Max Srel = ∑ -Pnew logPnew – ∑ -Pnew logPold

Here’s a diagram describing the three species of entropy: entropy, cross entropy, and relative entropy.

Types of Entropy.png

As one more example of why this makes sense: imagine that one minute ago you were totally ignorant and knew absolutely nothing about the world, but were for some reason very irrationally confident about your beliefs. Now you are suddenly intervened upon by an omniscient Oracle that tells you with perfect accuracy exactly what is truly going on.
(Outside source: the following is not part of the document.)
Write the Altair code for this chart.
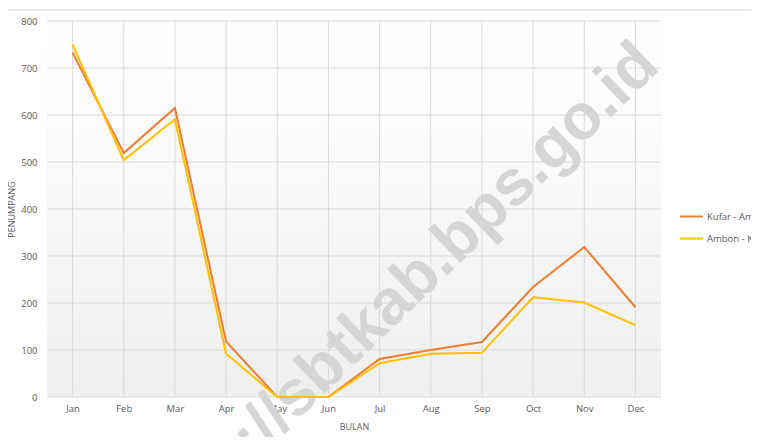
import altair as alt
import pandas as pd

months = ["Jan", "Feb", "Mar", "Apr", "May", "Jun", "Jul", "Aug", "Sep", "Oct", "Nov", "Dec"]
series_names = ["Kufar - Ambon", "Ambon - Kufar"]
kufar_ambon = [733, 519, 615, 118, 0, 0, 81, 100, 117, 234, 319, 191]
ambon_kufar = [750, 504, 591, 92, 0, 0, 72, 92, 94, 212, 201, 153]
y_ticks = [0, 100, 200, 300, 400, 500, 600, 700, 800]
colors = ["#ED7D31", "#FFC000"]
watermark = "https://sbtkab.bps.go.id"

W, H = 614, 376
FONT = "Open Sans"
GREY = "#595959"

rows = []
for name, vals in zip(series_names, [kufar_ambon, ambon_kufar]):
    for m, v in zip(months, vals):
        rows.append({"Bulan": m, "Penumpang": v, "Rute": name})
df = pd.DataFrame(rows)

xscale = alt.Scale(domain=months, type="point", padding=0.5)
yscale = alt.Scale(domain=[0, 800], nice=False)

bg = alt.Chart(alt.Data(values=[{}])).mark_rect(
    fill=alt.Gradient(
        gradient="linear",
        stops=[alt.GradientStop(color="#ffffff", offset=0),
               alt.GradientStop(color="#efefef", offset=1)],
        x1=0, x2=0, y1=0, y2=1,
    )
).encode(x=alt.value(0), x2=alt.value(W), y=alt.value(0), y2=alt.value(H))

topline = alt.Chart(alt.Data(values=[{}])).mark_rule(color="#d9d9d9", strokeWidth=1).encode(
    x=alt.value(-47), x2=alt.value(720), y=alt.value(-11)
)

hgrid = alt.Chart(pd.DataFrame({"v": y_ticks})).mark_rule(color="#d9d9d9", strokeWidth=1).encode(
    y=alt.Y("v:Q", scale=yscale), x=alt.value(0), x2=alt.value(W)
)

vgrid = alt.Chart(pd.DataFrame({"m": months})).mark_rule(color="#d9d9d9", strokeWidth=1).encode(
    x=alt.X("m:N", scale=xscale), y=alt.value(0), y2=alt.value(H)
)

wm = alt.Chart(pd.DataFrame({"t": [watermark]})).mark_text(
    font="Liberation Sans", fontWeight="bold", fontSize=64, color="#d5d5d5",
    angle=316, align="center", baseline="alphabetic"
).encode(text="t:N", x=alt.value(355), y=alt.value(298))

lines = alt.Chart(df).mark_line(strokeWidth=2).encode(
    x=alt.X("Bulan:N", scale=xscale, sort=months,
            axis=alt.Axis(title="BULAN", labelAngle=0, labelAlign="center", ticks=False,
                          domain=False, grid=False,
                          labelFont=FONT, labelFontSize=9.5, labelColor=GREY, labelPadding=11,
                          titleFont=FONT, titleFontSize=9, titleFontWeight="normal",
                          titleColor=GREY, titlePadding=10)),
    y=alt.Y("Penumpang:Q", scale=yscale,
            axis=alt.Axis(title="PENUMPANG", values=y_ticks, ticks=False, domain=False, grid=False,
                          labelFont=FONT, labelFontSize=9.5, labelColor=GREY, labelPadding=10,
                          titleFont=FONT, titleFontSize=9, titleFontWeight="normal",
                          titleColor=GREY, titlePadding=4)),
    color=alt.Color("Rute:N", scale=alt.Scale(domain=series_names, range=colors),
                    sort=series_names,
                    legend=alt.Legend(title=None, orient="none", legendX=632, legendY=183,
                                      symbolType="stroke", symbolSize=529, symbolStrokeWidth=2,
                                      labelFont=FONT, labelFontSize=9.5, labelColor=GREY,
                                      labelOffset=3, rowPadding=5, labelLimit=300)),
)

chart = alt.layer(bg, topline, hgrid, vgrid, wm, lines).properties(
    width=W, height=H,
    autosize=alt.AutoSizeParams(type="none"),
    padding={"left": 39, "top": 13, "right": 90, "bottom": 40},
).configure_view(stroke=None)

chart.save("out.html", embed_options={"renderer": "svg", "actions": False})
If your new beliefs are designed by maximizing the absolute gain in entropy, then you will be misled by your old irrational confidence; your old expected surprise will be much lower than it should have been. If you use relative entropy, then you will be using your best measure of the actual average surprise for your old beliefs, which might have been very large. So in this scenario, relative entropy is a much better measure of your actual change in average surprise than the absolute entropy difference, as it avoids being misled by previous irrationality.

A good way to put this is that relative entropy is better because it uses your current best information to estimate the difference in average surprise. While maximizing absolute entropy differences will give you the biggest change in expected surprise, maximizing relative entropy differences will do a better job at giving you the biggest difference in *actual* surprise. Relative entropy, in other words, allows you to correct for previous bad estimates of your average surprise, and substitute in the best estimate you currently have.

These two approaches, maximizing absolute entropy difference and maximizing relative entropy, can give very different answers for what you should believe. It so happens that the answers you get by maximizing relative entropy line up nicely with the answers you get from just ordinary Bayesian updating, while the answers you get by maximizing absolute entropy differences do not, which is why this difference is important.